What you have to do :: Exact repetition is required: output every record in full.

Data provided ::
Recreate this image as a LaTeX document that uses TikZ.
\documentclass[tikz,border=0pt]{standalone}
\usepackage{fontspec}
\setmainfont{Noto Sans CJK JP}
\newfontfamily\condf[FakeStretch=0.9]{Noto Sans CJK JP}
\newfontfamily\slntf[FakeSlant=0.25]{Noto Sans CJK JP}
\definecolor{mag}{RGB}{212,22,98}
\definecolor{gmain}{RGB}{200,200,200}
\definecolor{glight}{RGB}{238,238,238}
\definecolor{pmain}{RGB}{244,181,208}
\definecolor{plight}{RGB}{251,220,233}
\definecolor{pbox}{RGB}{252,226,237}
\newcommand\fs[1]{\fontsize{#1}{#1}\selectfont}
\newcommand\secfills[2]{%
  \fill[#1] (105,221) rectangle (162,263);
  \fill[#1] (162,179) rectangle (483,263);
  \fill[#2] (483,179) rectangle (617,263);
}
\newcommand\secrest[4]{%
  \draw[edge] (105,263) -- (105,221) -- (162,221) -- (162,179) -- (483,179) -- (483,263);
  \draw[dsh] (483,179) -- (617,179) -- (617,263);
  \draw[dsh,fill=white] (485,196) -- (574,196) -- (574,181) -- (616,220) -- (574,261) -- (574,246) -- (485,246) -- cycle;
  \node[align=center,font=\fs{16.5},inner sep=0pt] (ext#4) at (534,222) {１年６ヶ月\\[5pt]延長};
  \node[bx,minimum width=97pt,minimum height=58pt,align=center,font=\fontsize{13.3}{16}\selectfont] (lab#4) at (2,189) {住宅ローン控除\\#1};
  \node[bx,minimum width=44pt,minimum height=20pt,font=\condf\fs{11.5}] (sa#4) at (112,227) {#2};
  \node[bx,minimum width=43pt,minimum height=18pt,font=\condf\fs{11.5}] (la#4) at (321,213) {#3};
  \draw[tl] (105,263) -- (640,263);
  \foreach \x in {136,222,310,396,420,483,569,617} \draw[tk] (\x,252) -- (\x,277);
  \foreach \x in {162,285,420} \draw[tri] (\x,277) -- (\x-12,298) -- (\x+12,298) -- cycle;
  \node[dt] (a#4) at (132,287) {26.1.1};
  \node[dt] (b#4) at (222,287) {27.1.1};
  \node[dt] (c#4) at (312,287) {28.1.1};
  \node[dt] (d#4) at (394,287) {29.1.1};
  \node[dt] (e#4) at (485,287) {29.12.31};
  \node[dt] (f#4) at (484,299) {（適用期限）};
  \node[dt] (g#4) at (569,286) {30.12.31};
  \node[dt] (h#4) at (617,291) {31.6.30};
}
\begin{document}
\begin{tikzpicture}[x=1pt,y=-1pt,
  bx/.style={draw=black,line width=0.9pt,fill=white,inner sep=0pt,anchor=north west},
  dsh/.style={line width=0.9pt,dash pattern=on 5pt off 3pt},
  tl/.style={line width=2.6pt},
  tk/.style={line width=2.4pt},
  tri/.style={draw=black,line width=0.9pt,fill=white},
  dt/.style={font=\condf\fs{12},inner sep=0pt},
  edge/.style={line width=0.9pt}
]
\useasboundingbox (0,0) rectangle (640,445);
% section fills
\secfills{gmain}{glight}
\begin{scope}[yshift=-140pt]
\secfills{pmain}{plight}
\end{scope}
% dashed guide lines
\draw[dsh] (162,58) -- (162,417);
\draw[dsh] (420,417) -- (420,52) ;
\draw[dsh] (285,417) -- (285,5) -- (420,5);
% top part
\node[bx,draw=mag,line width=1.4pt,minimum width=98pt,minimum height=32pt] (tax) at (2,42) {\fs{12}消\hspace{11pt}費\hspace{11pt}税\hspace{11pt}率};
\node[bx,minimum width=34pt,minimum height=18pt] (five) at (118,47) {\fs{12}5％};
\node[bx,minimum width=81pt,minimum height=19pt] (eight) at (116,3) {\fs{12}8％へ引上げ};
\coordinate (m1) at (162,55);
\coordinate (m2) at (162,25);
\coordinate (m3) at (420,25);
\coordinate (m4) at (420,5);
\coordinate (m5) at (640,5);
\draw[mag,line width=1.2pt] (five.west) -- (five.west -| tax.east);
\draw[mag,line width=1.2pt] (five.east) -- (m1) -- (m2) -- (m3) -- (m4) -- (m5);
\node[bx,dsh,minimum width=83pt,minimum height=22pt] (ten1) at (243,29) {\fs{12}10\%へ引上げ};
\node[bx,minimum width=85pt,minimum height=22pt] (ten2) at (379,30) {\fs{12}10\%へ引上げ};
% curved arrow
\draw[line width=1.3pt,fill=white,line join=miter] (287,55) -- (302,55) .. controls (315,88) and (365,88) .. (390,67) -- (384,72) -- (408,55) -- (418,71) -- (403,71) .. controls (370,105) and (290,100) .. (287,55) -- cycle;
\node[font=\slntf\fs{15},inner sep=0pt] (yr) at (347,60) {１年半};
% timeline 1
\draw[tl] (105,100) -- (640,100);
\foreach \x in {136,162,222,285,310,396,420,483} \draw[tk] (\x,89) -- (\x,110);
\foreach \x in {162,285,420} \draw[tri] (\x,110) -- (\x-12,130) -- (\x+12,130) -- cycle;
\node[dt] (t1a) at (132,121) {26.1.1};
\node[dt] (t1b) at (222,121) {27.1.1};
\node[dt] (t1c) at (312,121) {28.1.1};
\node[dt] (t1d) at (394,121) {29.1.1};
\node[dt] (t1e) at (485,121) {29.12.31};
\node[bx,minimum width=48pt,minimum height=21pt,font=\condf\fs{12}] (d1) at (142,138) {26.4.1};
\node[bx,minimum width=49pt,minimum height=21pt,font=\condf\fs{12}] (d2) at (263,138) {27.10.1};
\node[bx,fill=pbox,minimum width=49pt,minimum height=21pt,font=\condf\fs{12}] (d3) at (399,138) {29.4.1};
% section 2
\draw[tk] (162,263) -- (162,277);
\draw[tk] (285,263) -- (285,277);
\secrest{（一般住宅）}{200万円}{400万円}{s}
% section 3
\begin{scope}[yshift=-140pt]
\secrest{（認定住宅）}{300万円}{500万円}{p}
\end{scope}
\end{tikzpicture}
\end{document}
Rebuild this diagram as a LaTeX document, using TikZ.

Exercise answer ::
Recreate this image as a LaTeX document that uses TikZ.
\documentclass[tikz,border=0pt]{standalone}
\usepackage{fontspec}
\setmainfont{Noto Sans CJK JP}
\newfontfamily\condf[FakeStretch=0.9]{Noto Sans CJK JP}
\newfontfamily\slntf[FakeSlant=0.25]{Noto Sans CJK JP}
\definecolor{mag}{RGB}{212,22,98}
\definecolor{gmain}{RGB}{200,200,200}
\definecolor{glight}{RGB}{238,238,238}
\definecolor{pmain}{RGB}{244,181,208}
\definecolor{plight}{RGB}{251,220,233}
\definecolor{pbox}{RGB}{252,226,237}
\newcommand\fs[1]{\fontsize{#1}{#1}\selectfont}
\newcommand\secfills[2]{%
  \fill[#1] (105,221) rectangle (162,263);
  \fill[#1] (162,179) rectangle (483,263);
  \fill[#2] (483,179) rectangle (617,263);
}
\newcommand\secrest[4]{%
  \draw[edge] (105,263) -- (105,221) -- (162,221) -- (162,179) -- (483,179) -- (483,263);
  \draw[dsh] (483,179) -- (617,179) -- (617,263);
  \draw[dsh,fill=white] (485,196) -- (574,196) -- (574,181) -- (616,220) -- (574,261) -- (574,246) -- (485,246) -- cycle;
  \node[align=center,font=\fs{16.5},inner sep=0pt] (ext#4) at (534,222) {１年６ヶ月\\[5pt]延長};
  \node[bx,minimum width=97pt,minimum height=58pt,align=center,font=\fontsize{13.3}{16}\selectfont] (lab#4) at (2,189) {住宅ローン控除\\#1};
  \node[bx,minimum width=44pt,minimum height=20pt,font=\condf\fs{11.5}] (sa#4) at (112,227) {#2};
  \node[bx,minimum width=43pt,minimum height=18pt,font=\condf\fs{11.5}] (la#4) at (321,213) {#3};
  \draw[tl] (105,263) -- (640,263);
  \foreach \x in {136,222,310,396,420,483,569,617} \draw[tk] (\x,252) -- (\x,277);
  \foreach \x in {162,285,420} \draw[tri] (\x,277) -- (\x-12,298) -- (\x+12,298) -- cycle;
  \node[dt] (a#4) at (132,287) {26.1.1};
  \node[dt] (b#4) at (222,287) {27.1.1};
  \node[dt] (c#4) at (312,287) {28.1.1};
  \node[dt] (d#4) at (394,287) {29.1.1};
  \node[dt] (e#4) at (485,287) {29.12.31};
  \node[dt] (f#4) at (484,299) {（適用期限）};
  \node[dt] (g#4) at (569,286) {30.12.31};
  \node[dt] (h#4) at (617,291) {31.6.30};
}
\begin{document}
\begin{tikzpicture}[x=1pt,y=-1pt,
  bx/.style={draw=black,line width=0.9pt,fill=white,inner sep=0pt,anchor=north west},
  dsh/.style={line width=0.9pt,dash pattern=on 5pt off 3pt},
  tl/.style={line width=2.6pt},
  tk/.style={line width=2.4pt},
  tri/.style={draw=black,line width=0.9pt,fill=white},
  dt/.style={font=\condf\fs{12},inner sep=0pt},
  edge/.style={line width=0.9pt}
]
\useasboundingbox (0,0) rectangle (640,445);
% section fills
\secfills{gmain}{glight}
\begin{scope}[yshift=-140pt]
\secfills{pmain}{plight}
\end{scope}
% dashed guide lines
\draw[dsh] (162,58) -- (162,417);
\draw[dsh] (420,417) -- (420,52) ;
\draw[dsh] (285,417) -- (285,5) -- (420,5);
% top part
\node[bx,draw=mag,line width=1.4pt,minimum width=98pt,minimum height=32pt] (tax) at (2,42) {\fs{12}消\hspace{11pt}費\hspace{11pt}税\hspace{11pt}率};
\node[bx,minimum width=34pt,minimum height=18pt] (five) at (118,47) {\fs{12}5％};
\node[bx,minimum width=81pt,minimum height=19pt] (eight) at (116,3) {\fs{12}8％へ引上げ};
\coordinate (m1) at (162,55);
\coordinate (m2) at (162,25);
\coordinate (m3) at (420,25);
\coordinate (m4) at (420,5);
\coordinate (m5) at (640,5);
\draw[mag,line width=1.2pt] (five.west) -- (five.west -| tax.east);
\draw[mag,line width=1.2pt] (five.east) -- (m1) -- (m2) -- (m3) -- (m4) -- (m5);
\node[bx,dsh,minimum width=83pt,minimum height=22pt] (ten1) at (243,29) {\fs{12}10\%へ引上げ};
\node[bx,minimum width=85pt,minimum height=22pt] (ten2) at (379,30) {\fs{12}10\%へ引上げ};
% curved arrow
\draw[line width=1.3pt,fill=white,line join=miter] (287,55) -- (302,55) .. controls (315,88) and (365,88) .. (390,67) -- (384,72) -- (408,55) -- (418,71) -- (403,71) .. controls (370,105) and (290,100) .. (287,55) -- cycle;
\node[font=\slntf\fs{15},inner sep=0pt] (yr) at (347,60) {１年半};
% timeline 1
\draw[tl] (105,100) -- (640,100);
\foreach \x in {136,162,222,285,310,396,420,483} \draw[tk] (\x,89) -- (\x,110);
\foreach \x in {162,285,420} \draw[tri] (\x,110) -- (\x-12,130) -- (\x+12,130) -- cycle;
\node[dt] (t1a) at (132,121) {26.1.1};
\node[dt] (t1b) at (222,121) {27.1.1};
\node[dt] (t1c) at (312,121) {28.1.1};
\node[dt] (t1d) at (394,121) {29.1.1};
\node[dt] (t1e) at (485,121) {29.12.31};
\node[bx,minimum width=48pt,minimum height=21pt,font=\condf\fs{12}] (d1) at (142,138) {26.4.1};
\node[bx,minimum width=49pt,minimum height=21pt,font=\condf\fs{12}] (d2) at (263,138) {27.10.1};
\node[bx,fill=pbox,minimum width=49pt,minimum height=21pt,font=\condf\fs{12}] (d3) at (399,138) {29.4.1};
% section 2
\draw[tk] (162,263) -- (162,277);
\draw[tk] (285,263) -- (285,277);
\secrest{（一般住宅）}{200万円}{400万円}{s}
% section 3
\begin{scope}[yshift=-140pt]
\secrest{（認定住宅）}{300万円}{500万円}{p}
\end{scope}
\end{tikzpicture}
\end{document}
Rebuild this diagram as a LaTeX document, using TikZ.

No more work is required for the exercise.